> _Short task_: Scan the data below and pick out the lines containing the word "that".

> _Records for this task_:
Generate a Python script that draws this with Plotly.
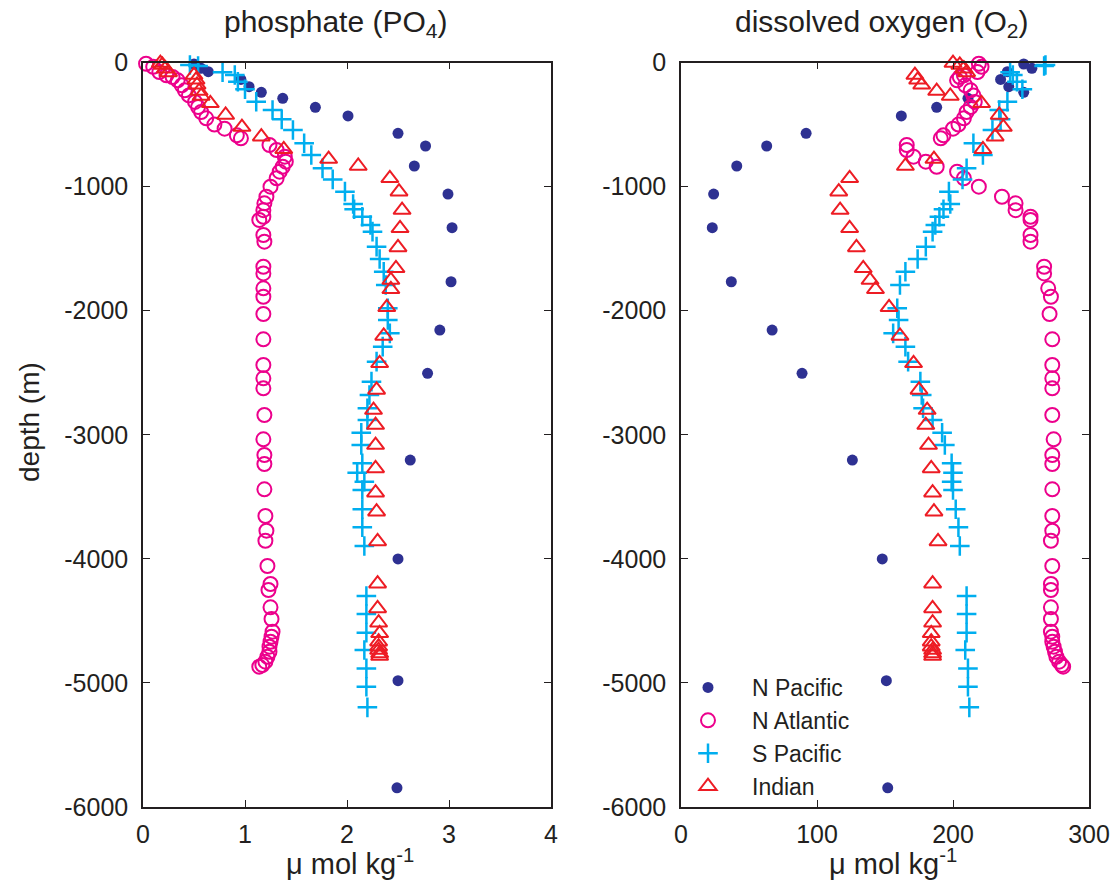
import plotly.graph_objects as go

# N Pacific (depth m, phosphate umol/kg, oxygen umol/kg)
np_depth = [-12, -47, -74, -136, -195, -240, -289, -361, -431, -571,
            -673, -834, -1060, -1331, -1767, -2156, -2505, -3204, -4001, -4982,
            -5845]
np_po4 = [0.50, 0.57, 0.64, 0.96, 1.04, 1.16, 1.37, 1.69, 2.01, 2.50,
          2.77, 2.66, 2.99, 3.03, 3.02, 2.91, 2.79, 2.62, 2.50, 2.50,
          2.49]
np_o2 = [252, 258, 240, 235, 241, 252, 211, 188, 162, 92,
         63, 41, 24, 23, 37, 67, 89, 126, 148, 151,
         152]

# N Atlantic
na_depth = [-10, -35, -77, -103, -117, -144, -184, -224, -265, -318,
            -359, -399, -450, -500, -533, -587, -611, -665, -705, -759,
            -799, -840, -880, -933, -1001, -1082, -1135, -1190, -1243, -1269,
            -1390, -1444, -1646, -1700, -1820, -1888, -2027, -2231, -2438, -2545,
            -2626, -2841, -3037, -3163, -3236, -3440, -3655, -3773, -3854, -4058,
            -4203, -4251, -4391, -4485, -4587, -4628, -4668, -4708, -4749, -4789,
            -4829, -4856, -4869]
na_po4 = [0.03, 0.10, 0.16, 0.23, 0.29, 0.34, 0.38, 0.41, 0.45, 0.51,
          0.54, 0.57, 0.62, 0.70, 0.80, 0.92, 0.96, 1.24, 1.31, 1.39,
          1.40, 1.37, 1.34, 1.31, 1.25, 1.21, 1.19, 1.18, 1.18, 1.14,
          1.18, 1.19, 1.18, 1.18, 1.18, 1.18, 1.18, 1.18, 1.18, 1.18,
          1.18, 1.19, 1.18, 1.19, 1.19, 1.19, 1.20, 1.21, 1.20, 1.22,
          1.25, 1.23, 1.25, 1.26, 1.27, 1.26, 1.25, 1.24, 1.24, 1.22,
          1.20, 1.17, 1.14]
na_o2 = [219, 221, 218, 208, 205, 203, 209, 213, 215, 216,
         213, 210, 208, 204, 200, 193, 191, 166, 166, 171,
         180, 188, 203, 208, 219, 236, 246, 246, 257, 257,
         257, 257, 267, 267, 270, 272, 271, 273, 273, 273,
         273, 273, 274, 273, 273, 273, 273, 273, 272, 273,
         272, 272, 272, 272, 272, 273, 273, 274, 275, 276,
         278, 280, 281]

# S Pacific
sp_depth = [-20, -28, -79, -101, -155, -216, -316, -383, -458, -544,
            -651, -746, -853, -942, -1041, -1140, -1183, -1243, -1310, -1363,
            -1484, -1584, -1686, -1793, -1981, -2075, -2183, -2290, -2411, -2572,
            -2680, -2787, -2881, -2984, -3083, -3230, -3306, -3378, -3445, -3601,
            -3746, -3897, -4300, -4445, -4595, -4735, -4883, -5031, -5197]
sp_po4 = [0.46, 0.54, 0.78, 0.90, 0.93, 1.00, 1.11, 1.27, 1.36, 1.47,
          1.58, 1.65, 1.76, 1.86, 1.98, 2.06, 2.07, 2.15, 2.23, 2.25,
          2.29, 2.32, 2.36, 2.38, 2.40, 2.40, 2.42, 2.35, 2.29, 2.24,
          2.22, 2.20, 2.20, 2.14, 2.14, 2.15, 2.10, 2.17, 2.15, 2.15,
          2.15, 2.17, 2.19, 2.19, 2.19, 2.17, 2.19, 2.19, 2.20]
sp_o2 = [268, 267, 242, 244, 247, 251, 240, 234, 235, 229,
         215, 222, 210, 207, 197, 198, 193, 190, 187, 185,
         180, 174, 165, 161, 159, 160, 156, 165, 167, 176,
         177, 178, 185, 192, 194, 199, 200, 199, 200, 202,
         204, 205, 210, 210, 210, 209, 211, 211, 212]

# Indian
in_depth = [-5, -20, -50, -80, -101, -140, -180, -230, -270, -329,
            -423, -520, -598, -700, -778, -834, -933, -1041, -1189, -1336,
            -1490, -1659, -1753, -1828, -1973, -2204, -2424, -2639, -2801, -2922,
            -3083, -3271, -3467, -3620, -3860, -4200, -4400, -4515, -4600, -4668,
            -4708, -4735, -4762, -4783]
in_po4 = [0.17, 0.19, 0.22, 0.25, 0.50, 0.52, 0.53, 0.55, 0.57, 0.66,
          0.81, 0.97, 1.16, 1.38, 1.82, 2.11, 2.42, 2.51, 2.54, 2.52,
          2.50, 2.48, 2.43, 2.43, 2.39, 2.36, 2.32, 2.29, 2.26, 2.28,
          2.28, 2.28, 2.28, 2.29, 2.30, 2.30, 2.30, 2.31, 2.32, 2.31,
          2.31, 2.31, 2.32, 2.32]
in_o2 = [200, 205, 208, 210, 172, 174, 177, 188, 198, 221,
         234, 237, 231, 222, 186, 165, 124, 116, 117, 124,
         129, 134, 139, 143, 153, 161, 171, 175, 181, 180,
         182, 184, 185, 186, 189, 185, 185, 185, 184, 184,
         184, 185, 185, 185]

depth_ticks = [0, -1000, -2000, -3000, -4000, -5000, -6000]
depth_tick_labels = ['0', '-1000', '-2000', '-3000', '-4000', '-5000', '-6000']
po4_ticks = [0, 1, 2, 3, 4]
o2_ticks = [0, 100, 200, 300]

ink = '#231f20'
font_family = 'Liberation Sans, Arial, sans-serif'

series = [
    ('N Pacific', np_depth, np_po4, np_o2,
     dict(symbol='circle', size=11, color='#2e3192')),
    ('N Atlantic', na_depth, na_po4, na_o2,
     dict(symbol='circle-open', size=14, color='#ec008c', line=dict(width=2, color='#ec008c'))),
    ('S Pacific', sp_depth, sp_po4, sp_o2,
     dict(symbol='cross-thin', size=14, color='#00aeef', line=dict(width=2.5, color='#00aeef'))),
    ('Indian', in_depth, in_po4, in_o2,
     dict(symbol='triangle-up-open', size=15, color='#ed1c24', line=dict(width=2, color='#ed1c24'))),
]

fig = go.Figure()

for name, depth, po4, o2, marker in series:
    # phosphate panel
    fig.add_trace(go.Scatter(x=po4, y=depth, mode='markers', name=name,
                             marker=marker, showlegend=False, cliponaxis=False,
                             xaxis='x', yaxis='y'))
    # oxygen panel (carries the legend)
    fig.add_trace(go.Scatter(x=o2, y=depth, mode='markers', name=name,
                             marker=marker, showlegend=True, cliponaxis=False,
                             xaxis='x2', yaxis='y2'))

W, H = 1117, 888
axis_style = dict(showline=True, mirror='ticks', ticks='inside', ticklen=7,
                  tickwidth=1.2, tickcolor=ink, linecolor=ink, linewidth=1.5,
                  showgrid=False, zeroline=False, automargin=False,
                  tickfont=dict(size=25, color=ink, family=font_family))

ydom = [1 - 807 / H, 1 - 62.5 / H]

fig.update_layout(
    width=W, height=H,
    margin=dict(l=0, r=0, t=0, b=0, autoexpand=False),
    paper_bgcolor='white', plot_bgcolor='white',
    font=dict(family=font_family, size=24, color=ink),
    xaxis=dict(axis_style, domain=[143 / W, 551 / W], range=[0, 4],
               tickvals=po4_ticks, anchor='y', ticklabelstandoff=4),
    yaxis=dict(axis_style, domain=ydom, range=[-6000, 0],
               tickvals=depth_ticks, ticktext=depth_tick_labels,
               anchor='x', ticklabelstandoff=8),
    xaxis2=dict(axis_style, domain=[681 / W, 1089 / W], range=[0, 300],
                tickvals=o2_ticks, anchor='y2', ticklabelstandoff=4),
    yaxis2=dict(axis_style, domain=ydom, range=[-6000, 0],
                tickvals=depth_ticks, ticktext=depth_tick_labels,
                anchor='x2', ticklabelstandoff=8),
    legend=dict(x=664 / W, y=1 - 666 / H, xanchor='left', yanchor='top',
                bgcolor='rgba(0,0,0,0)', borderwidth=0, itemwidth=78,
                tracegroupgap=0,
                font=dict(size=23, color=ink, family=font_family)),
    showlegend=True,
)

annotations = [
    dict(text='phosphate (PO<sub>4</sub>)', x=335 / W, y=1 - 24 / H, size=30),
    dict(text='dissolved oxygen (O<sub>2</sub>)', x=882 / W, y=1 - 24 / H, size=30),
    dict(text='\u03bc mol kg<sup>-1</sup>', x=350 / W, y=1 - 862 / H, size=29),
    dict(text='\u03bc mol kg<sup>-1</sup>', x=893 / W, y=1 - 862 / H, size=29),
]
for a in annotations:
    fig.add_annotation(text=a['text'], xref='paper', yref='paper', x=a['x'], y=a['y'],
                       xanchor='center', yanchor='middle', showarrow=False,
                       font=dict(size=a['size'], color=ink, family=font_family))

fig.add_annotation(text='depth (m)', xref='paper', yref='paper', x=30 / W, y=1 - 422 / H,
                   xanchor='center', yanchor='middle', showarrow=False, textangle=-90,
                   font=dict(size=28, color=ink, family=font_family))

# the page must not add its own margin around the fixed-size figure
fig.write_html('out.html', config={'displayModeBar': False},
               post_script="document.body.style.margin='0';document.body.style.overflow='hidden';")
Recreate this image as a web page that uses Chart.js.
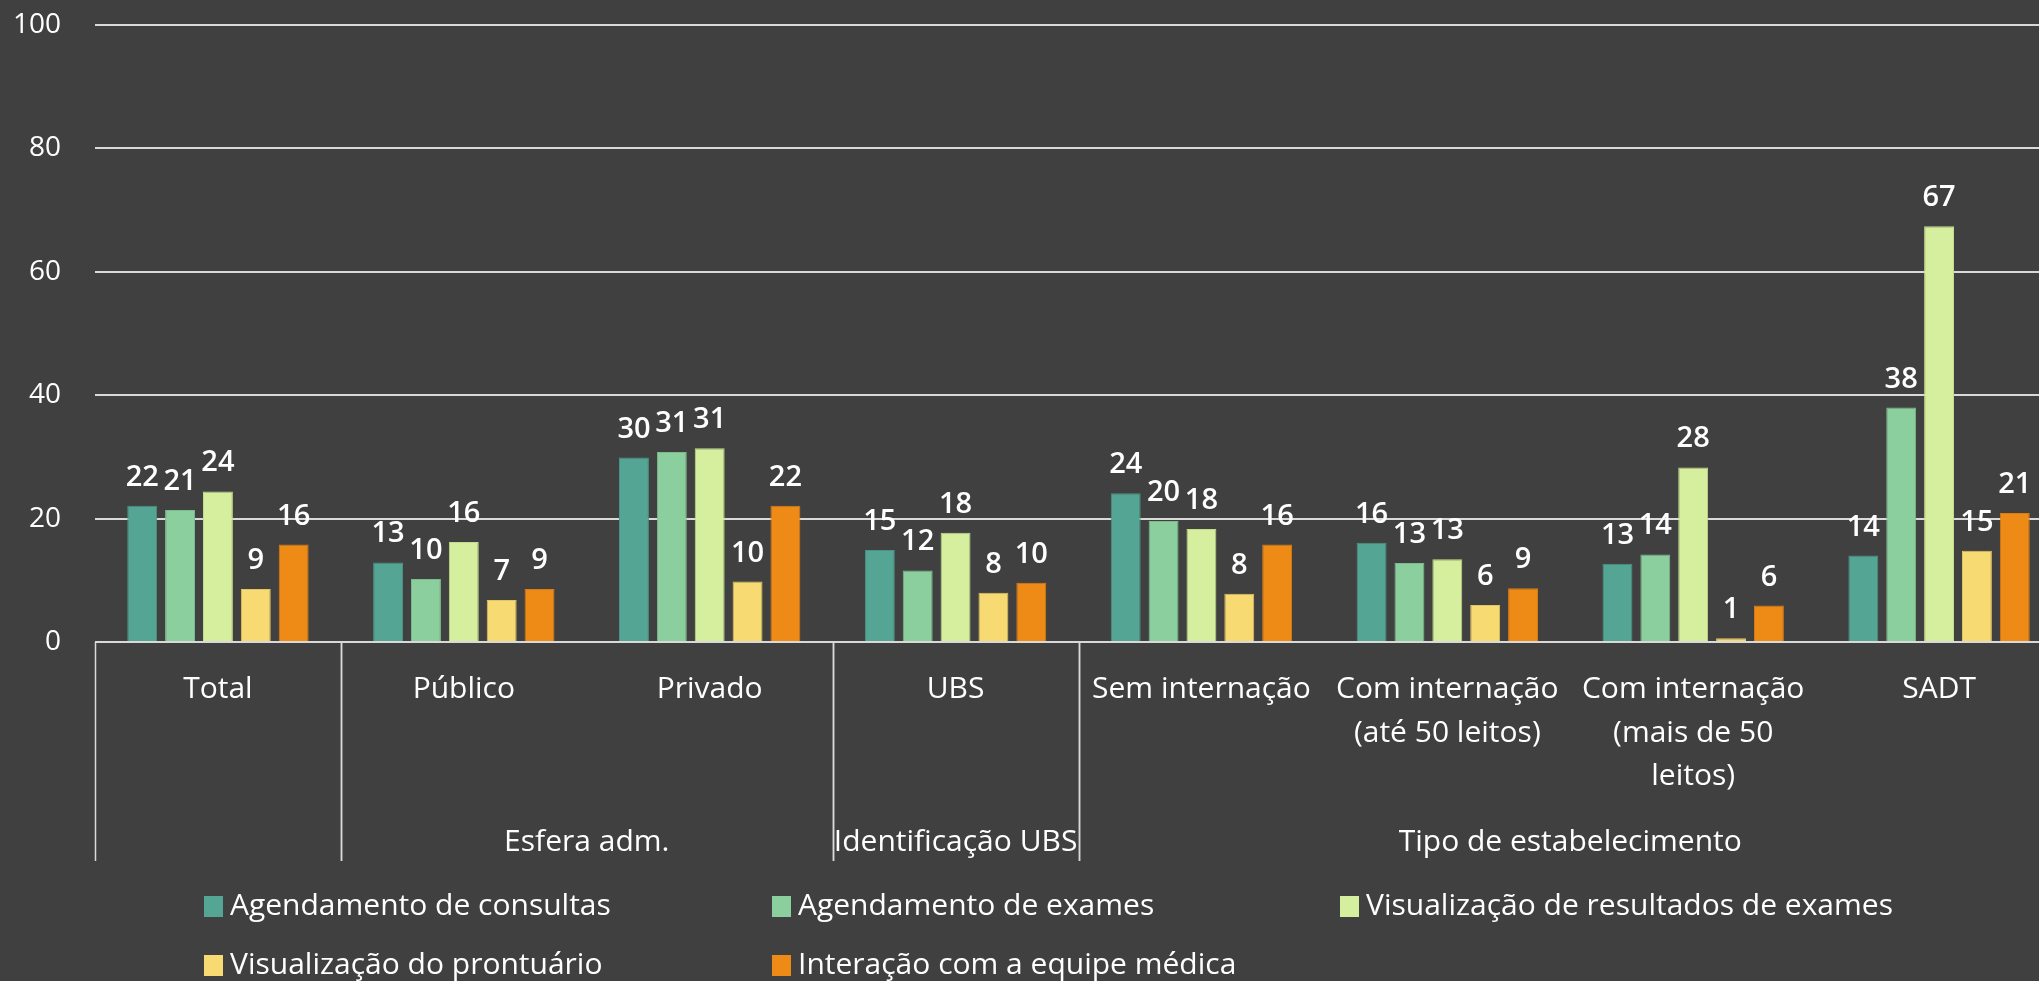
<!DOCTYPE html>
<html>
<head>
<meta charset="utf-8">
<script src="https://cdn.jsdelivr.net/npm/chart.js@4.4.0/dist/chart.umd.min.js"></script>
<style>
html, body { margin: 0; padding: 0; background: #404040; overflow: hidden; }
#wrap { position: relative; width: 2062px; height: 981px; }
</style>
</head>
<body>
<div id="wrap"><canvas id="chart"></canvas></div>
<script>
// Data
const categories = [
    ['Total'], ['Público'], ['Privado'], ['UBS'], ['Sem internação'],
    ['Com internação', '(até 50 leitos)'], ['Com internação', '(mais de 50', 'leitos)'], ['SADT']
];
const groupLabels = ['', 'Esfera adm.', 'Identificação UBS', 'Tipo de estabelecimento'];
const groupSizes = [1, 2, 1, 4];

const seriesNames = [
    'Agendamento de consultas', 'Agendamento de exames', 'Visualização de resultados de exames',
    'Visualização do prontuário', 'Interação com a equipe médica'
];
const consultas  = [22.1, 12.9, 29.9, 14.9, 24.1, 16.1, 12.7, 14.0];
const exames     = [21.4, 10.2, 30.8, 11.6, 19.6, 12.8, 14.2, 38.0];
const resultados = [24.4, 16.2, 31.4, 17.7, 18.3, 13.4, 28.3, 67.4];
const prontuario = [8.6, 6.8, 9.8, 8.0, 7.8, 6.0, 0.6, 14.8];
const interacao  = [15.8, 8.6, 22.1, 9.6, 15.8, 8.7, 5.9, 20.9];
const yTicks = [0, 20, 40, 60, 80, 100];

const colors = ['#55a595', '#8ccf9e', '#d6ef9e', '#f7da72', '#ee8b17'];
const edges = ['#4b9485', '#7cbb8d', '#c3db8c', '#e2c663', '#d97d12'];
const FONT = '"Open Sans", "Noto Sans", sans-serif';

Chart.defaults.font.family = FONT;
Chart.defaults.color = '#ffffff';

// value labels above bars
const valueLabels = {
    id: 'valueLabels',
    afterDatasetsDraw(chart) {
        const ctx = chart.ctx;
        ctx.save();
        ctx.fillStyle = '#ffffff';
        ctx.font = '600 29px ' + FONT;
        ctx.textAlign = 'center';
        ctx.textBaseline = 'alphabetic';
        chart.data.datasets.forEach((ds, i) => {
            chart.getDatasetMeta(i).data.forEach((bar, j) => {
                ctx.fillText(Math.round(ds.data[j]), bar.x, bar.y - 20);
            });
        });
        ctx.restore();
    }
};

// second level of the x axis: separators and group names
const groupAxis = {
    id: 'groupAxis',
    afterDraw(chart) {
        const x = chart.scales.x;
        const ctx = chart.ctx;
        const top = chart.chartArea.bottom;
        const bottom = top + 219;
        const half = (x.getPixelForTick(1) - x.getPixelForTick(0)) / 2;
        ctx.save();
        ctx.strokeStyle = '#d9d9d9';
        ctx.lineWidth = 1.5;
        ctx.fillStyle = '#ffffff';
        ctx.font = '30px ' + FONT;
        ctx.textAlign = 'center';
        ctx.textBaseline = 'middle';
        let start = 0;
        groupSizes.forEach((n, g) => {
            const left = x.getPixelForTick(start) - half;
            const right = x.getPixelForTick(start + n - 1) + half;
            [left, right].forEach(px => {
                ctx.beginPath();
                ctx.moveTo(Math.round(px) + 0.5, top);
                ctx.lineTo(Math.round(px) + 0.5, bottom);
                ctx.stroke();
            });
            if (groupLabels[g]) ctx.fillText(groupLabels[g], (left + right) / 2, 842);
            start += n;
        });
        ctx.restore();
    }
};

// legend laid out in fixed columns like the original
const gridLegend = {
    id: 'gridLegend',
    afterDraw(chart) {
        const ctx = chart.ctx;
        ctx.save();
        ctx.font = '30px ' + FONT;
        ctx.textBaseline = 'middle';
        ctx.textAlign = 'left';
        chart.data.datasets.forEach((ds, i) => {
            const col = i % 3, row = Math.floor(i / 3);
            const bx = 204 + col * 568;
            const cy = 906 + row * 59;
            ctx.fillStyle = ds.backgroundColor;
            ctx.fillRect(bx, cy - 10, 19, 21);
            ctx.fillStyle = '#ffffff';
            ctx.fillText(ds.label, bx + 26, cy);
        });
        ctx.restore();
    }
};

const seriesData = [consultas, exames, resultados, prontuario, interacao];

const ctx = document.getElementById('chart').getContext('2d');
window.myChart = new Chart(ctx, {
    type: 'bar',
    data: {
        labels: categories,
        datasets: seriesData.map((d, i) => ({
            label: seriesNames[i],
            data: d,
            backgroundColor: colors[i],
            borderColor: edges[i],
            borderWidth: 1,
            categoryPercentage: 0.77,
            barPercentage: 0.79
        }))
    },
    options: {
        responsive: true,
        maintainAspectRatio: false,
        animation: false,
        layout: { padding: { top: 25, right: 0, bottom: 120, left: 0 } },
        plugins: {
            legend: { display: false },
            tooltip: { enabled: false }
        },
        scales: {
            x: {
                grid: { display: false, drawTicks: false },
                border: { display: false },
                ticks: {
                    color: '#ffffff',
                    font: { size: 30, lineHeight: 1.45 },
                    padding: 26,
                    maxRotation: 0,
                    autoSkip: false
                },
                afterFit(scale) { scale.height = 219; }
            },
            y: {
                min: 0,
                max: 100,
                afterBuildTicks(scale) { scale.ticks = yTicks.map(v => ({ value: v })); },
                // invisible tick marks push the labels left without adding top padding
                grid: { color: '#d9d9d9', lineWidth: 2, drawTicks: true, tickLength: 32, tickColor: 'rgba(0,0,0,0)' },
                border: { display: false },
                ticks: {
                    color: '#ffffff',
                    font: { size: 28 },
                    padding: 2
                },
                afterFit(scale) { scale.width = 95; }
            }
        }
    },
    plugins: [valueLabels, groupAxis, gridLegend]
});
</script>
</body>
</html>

> _Solution to this exercise_:
Generate a Python script that draws this with Plotly.
Recreate this image as a web page that uses Chart.js.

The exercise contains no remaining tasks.